Authorship does not give authors the right to distribute their work, because once the authors publish in a scientific journal they transfer copyrights to the publisher. For this reason it is completely irrelevant that most articles at Researchgate were uploaded by authors. It is still illegal. You can look at this as a legality vs. legitimacy issue, but the two are quite distinct concepts. While the researchers are legitimately doing this, their act can still be presumably illegal. In fact, if the publishers would be evil enough and had unlimited resources, they could just as easily sue individual authors caught in the act of distributing copies of their own articles. Obviously, it is immensely easier to go after Researchgate as a single big opponent.

Having legitimacy on your side does not prevent you from loosing your case in a court of law. In fact, legitimacy only means that you have sufficient arguments for believing you are doing the ethically correct thing - it does not mean that you are doing a legally allowed thing. Legitimacy is just a psychological or sociological concept - so it can sometimes help getting a reduced punishment, but not to avoid a guilt sentence.

Harristotle - 21-10-2017 at 00:07

True, but if you use it as a preprint server, you may be able to get around this.

The journals argue that they add value by peer-reviewing the manuscript.

Logically, any version of the manuscript that exists prior to the review being done has not had journal input or value added.

Secondarily, the criteria for contributing to authorship differs between an unpublished paper and one that has been peer reviewed. If the people normally with acknowledgement status are included on the preprints authors, then quite defensibly the paper is different - no copyright involved.

I am sure that smarter and more imaginitive people than I can see other ways around it too !

Cheers,
H.

NEMO-Chemistry - 21-10-2017 at 04:40

I dont know which publisher now, i expect they are not so different, but if you goto the submit pages you are given options, some options cost more than others, there was an option to go open access this cost alot, then an option not to share for 12 months this was cheaper and so on. So publishers do offer the authors (some publishers anyway) the o[pportu8nity to share papers after a set period.

Peer reviewed or not, once the costs have been covered and a large profit made, then to me a paper should be free. How does copyright rules apply to papers? Are they like books where after X time they are free of copyright?

NEMO-Chemistry - 21-10-2017 at 04:43

I forgot to mention, for those who dislike breaking the law. there is a directory of open access journals and papers, its pretty huge!

https://doaj.org/

And another
https://www.omicsonline.org/open-access-journals-list.php

[Edited on 21-10-2017 by NEMO-Chemistry]

macckone - 21-10-2017 at 16:47

One important thing to note is that sci-hub does not use US servers or domain registrars so a us court decision is unlikely to impact them. In fact the reason they use their current registrar and servers is because of prior us court decisions.

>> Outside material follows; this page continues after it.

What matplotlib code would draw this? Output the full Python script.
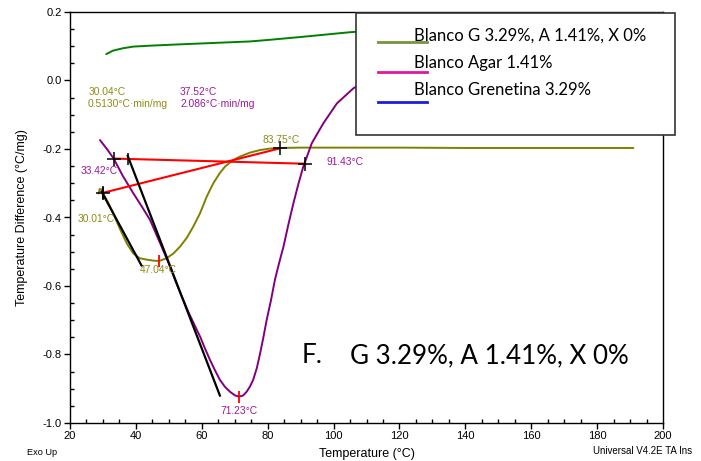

As for researchgate, if the material was published on researchgate before it was published in the journals, the
journals do not have a case. Researchgate is not legally obligated to respond until it receives a takedown notice. Depending on its claim of status, it may be able to simply send each uploader a link that says this is/is not my original work. There are a number of ways to do this under the DMCA. A magistrate claim of injunction is not necessarily an adversarial procedure. Meaning researchgate may not have had the option to respond. Usually magistrate decisions are subject to appeal to a district judge and if there is an appeal, then there will be formal hearings.


The jersey rebel - 15-3-2018 at 20:26

Just absurd that research gate is getting screwed over. I get people have to cover costs but Jesus Christ. I use scihub tbh. I go through their TOR address as it’s more secure. Also, I mirrored scihub as of last month. That way, when it goes down, I still have a copy of the entire site. I used WinHTtrack for this which compresses it to 20GB. It’s even bigger than this site in terms of mirrored size as this site was a 3GB file. library, documents, Wiki, whisper, and PDFs included. The file size is reduced to 0.005% if it’s original size because of how it works. A 5GB file link becomes a 1.6MB!

symboom - 16-3-2018 at 16:22

Paying for information is a pain also the researchers that have goverment grants
Here is a video explaining it
https://m.youtube.com/watch?v=69yF7ksLWC0
And why the papers should be free
https://m.youtube.com/watch?v=L7oklmbtxoY
Who pays for science

[Edited on 17-3-2018 by symboom]

symboom - 14-8-2018 at 22:30

Alright its becomung more popular

[Edited on 15-8-2018 by symboom]

streety - 15-8-2018 at 03:55

Quote: Originally posted by The jersey rebel  
Just absurd that research gate is getting screwed over. I get people have to cover costs but Jesus Christ. I use scihub tbh. I go through their TOR address as it’s more secure. Also, I mirrored scihub as of last month. That way, when it goes down, I still have a copy of the entire site. I used WinHTtrack for this which compresses it to 20GB. It’s even bigger than this site in terms of mirrored size as this site was a 3GB file. library, documents, Wiki, whisper, and PDFs included. The file size is reduced to 0.005% if it’s original size because of how it works. A 5GB file link becomes a 1.6MB!


Are you sure you have the entire site? They have 70 million articles. If the entire mirror takes only 20GB that suggests each file takes on average just 286 bytes. I understand many of the files could be optimized and compressed but an average size of 286 bytes seems extreme.

Does WinHTtrack handle the CAPTCHAs?